Buchanan might derive ad­ditional fortitude and ease of mind from an incident he re­counts. Several years ago he dropped by a Catholic bookstore frequented by members of his family. The owner mentioned that Buchanan’s father had re­cently been in the store, and that she had said to him: “Isn’t it ter­rible what’s going on in the Church today?” The old man had replied: “No, there is noth­ing to fear. We have it on the au­thority of Christ Himself — the Rock shall not break.” Pat Bu­chanan might emulate his father’s “trust and faith” instead of grous­ing that “the Church Militant has been superseded by the Church Milquetoast.”

The present-day Bill Buck­ley appears, by Judis’s rendering, to be especially unsettled. Refer­ring to his subject’s 60th birth­day in 1985, Judis observes that Buckley “showed continuing signs of disquiet about his own life and work.” Since Buckley has shunned the tell-all confes­sional mode, and Judis little re­veals the inner man, one cannot discern what is percolating in Buckley’s innermost self. Surely, though, there must be times, in the solitude and stillness of the deep night, when he asks himself: “What does it all add up to?” Fame, wealth, a happy marriage, a son of whom to be proud, din­ners at the White House, a score or more of books and untold ar­ticles and columns, a popular television program, and an incal­culable sway over the minds of droves of his countrymen: all that could make a man in his mid-60s serene and satisfied — or it could leave him with a nagging question: “Is this everything?”

Buckley’s stormy relation­ship with the Church over the past quarter-century might be the source of such a pestering thought, for he does not seem to possess now the firm strength in the faith that his parents and the granite Catholicism of his young years instilled in him. Yet on oc­casion Buckley discloses that he grasps what ultimately matters. A suggestion of this appears in an episode that Judis relates. In 1978 Fr. Theodore Hesburgh in­vited Buckley to deliver the com­mencement address at Notre Dame. During the visit to South Bend, his wife, Patricia, “made a snide remark about Hesburgh’s liberal politics.” According to Ju­dis, “Buckley rebuked her” with a clenched-jaw retort: “He is a man of God.”

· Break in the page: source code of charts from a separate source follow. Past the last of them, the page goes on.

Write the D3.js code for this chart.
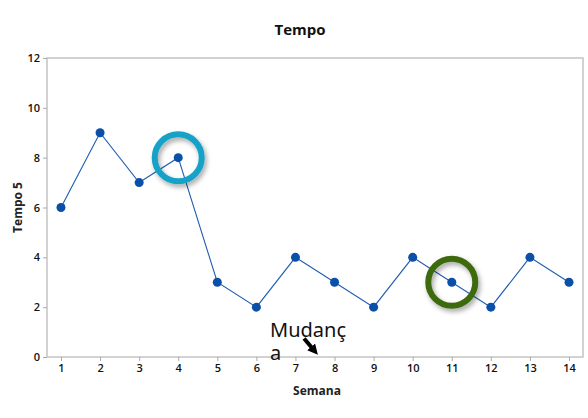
<!DOCTYPE html>
<html lang="pt">
<head>
<meta charset="UTF-8">
<title>Tempo</title>
<script src="https://d3js.org/d3.v7.min.js"></script>
<style>
  * { margin: 0; padding: 0; }
  body { background: #fff; }
  text { font-family: "Open Sans", "Noto Sans", sans-serif; }
</style>
</head>
<body>
<script>
  // data
  var semana = [1, 2, 3, 4, 5, 6, 7, 8, 9, 10, 11, 12, 13, 14];
  var tempo5 = [6, 9, 7, 8, 3, 2, 4, 3, 2, 4, 3, 2, 4, 3];
  var yTicks = [0, 2, 4, 6, 8, 10, 12];
  // highlighted points (semana index) and their ring colour
  var marcados = [{ s: 4, cor: "#17a2c6" }, { s: 11, cor: "#3e6b10" }];

  var width = 588, height = 418;
  // note: "top" is a reserved window prop, so use other names
  var pLeft = 47, pRight = 583, pTop = 58, pBottom = 357;

  var svg = d3.select("body").append("svg")
      .attr("width", width)
      .attr("height", height);

  var defs = svg.append("defs");
  var f = defs.append("filter").attr("id", "sombra")
      .attr("x", "-30%").attr("y", "-30%").attr("width", "170%").attr("height", "170%");
  f.append("feDropShadow").attr("dx", 2).attr("dy", 3).attr("stdDeviation", 2.5)
      .attr("flood-color", "#000").attr("flood-opacity", 0.35);

  var x = d3.scaleLinear().domain([0.642, 14.358]).range([pLeft, pRight]);
  var y = d3.scaleLinear().domain([0, 12]).range([pBottom, pTop]);

  // frame
  svg.append("rect")
      .attr("x", pLeft).attr("y", pTop)
      .attr("width", pRight - pLeft).attr("height", pBottom - pTop)
      .attr("fill", "none").attr("stroke", "#c4c4c4").attr("stroke-width", 1.5);

  var yAxis = svg.append("g")
      .attr("transform", "translate(" + pLeft + ",0)")
      .call(d3.axisLeft(y).tickValues(yTicks).tickSize(4).tickPadding(3));
  yAxis.select(".domain").remove();
  yAxis.selectAll("line").attr("stroke", "#aaa");
  yAxis.selectAll("text").attr("font-size", 11).attr("fill", "#111").attr("font-weight", 600)
      .style("font-family", "'Open Sans', sans-serif");

  var xAxis = svg.append("g")
      .attr("transform", "translate(0," + pBottom + ")")
      .call(d3.axisBottom(x).tickValues(semana).tickFormat(d3.format("d")).tickSize(4).tickPadding(3));
  xAxis.select(".domain").remove();
  xAxis.selectAll("line").attr("stroke", "#aaa");
  xAxis.selectAll("text").attr("font-size", 11).attr("fill", "#111").attr("font-weight", 600)
      .style("font-family", "'Open Sans', sans-serif");

  // title and axis labels
  svg.append("text").attr("x", 300).attr("y", 35)
      .attr("text-anchor", "middle").attr("font-size", 15).attr("font-weight", "bold")
      .attr("fill", "#111").text("Tempo");
  svg.append("text").attr("x", (pLeft + pRight) / 2 + 2).attr("y", 395)
      .attr("text-anchor", "middle").attr("font-size", 12).attr("font-weight", "bold")
      .attr("fill", "#222").text("Semana");
  svg.append("text")
      .attr("transform", "translate(22," + ((pTop + pBottom) / 2) + ") rotate(-90)")
      .attr("text-anchor", "middle").attr("font-size", 12).attr("font-weight", "bold")
      .attr("fill", "#222").text("Tempo 5");

  var dados = semana.map(function(d, i) { return { s: d, v: tempo5[i] }; });

  svg.append("path")
      .datum(dados)
      .attr("fill", "none")
      .attr("stroke", "#1f5db3")
      .attr("stroke-width", 1.1)
      .attr("d", d3.line().x(function(d) { return x(d.s); }).y(function(d) { return y(d.v); }));

  svg.selectAll("circle.ponto")
      .data(dados)
      .enter().append("circle")
      .attr("class", "ponto")
      .attr("cx", function(d) { return x(d.s); })
      .attr("cy", function(d) { return y(d.v); })
      .attr("r", 4.5)
      .attr("fill", "#0a4fa8");

  // rings
  svg.selectAll("circle.anel")
      .data(marcados)
      .enter().append("circle")
      .attr("class", "anel")
      .attr("cx", function(d) { return x(d.s); })
      .attr("cy", function(d) { return y(tempo5[d.s - 1]); })
      .attr("r", 23.5)
      .attr("fill", "none")
      .attr("stroke", function(d) { return d.cor; })
      .attr("stroke-width", 6)
      .attr("filter", "url(#sombra)");

  // annotation
  var nota = svg.append("text").attr("x", 270).attr("font-size", 20).attr("fill", "#111")
      .style("font-family", "'Noto Sans', 'Open Sans', sans-serif");
  nota.append("tspan").attr("x", 270).attr("y", 337).text("Mudanç");
  nota.append("tspan").attr("x", 270).attr("y", 360).text("a");

  defs.append("marker").attr("id", "seta")
      .attr("viewBox", "0 0 10 10").attr("refX", 4).attr("refY", 5)
      .attr("markerWidth", 2.6).attr("markerHeight", 2.6).attr("orient", "auto")
      .append("path").attr("d", "M0,0 L10,5 L0,10 z").attr("fill", "#000");
  svg.append("line")
      .attr("x1", x(7.22)).attr("y1", y(0.74))
      .attr("x2", x(7.47)).attr("y2", y(0.28))
      .attr("stroke", "#000").attr("stroke-width", 4)
      .attr("marker-end", "url(#seta)");
</script>
</body>
</html>
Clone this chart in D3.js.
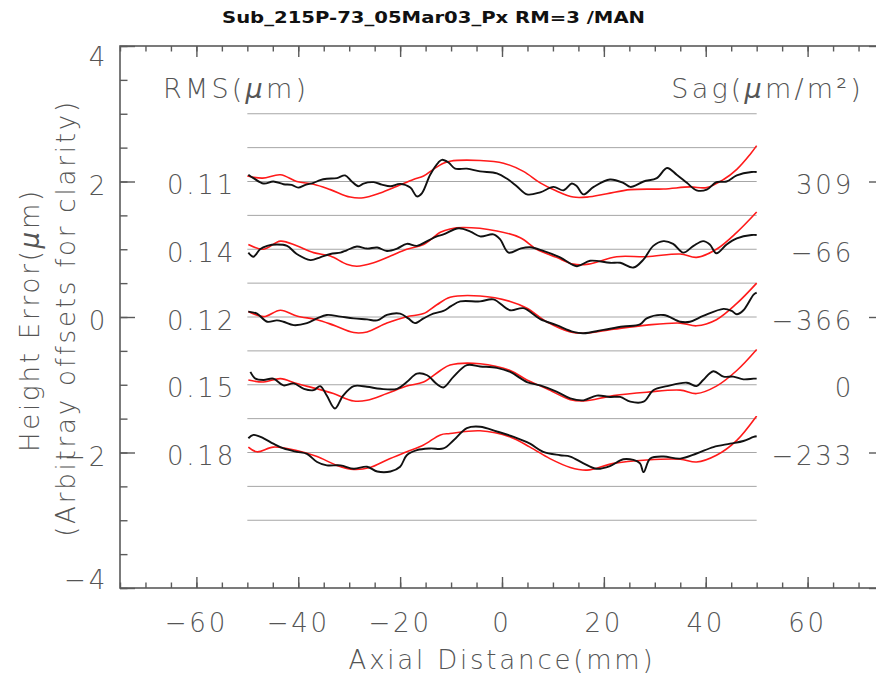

Buckley’s response indicates that, at least sometimes, the loy­al Catholic triumphs over the conservative ideologue. It also hints at depths to Buckley that neither John Judis, nor any other analyst of the public Buckley, has fathomed. What transpires deep within Buckley’s soul be­tween himself and God is what matters. The glitter, the wealth, the success and influence are ulti­mately nothing. I think Buckley might agree with that. What he will do about it in the years ahead remains to be seen.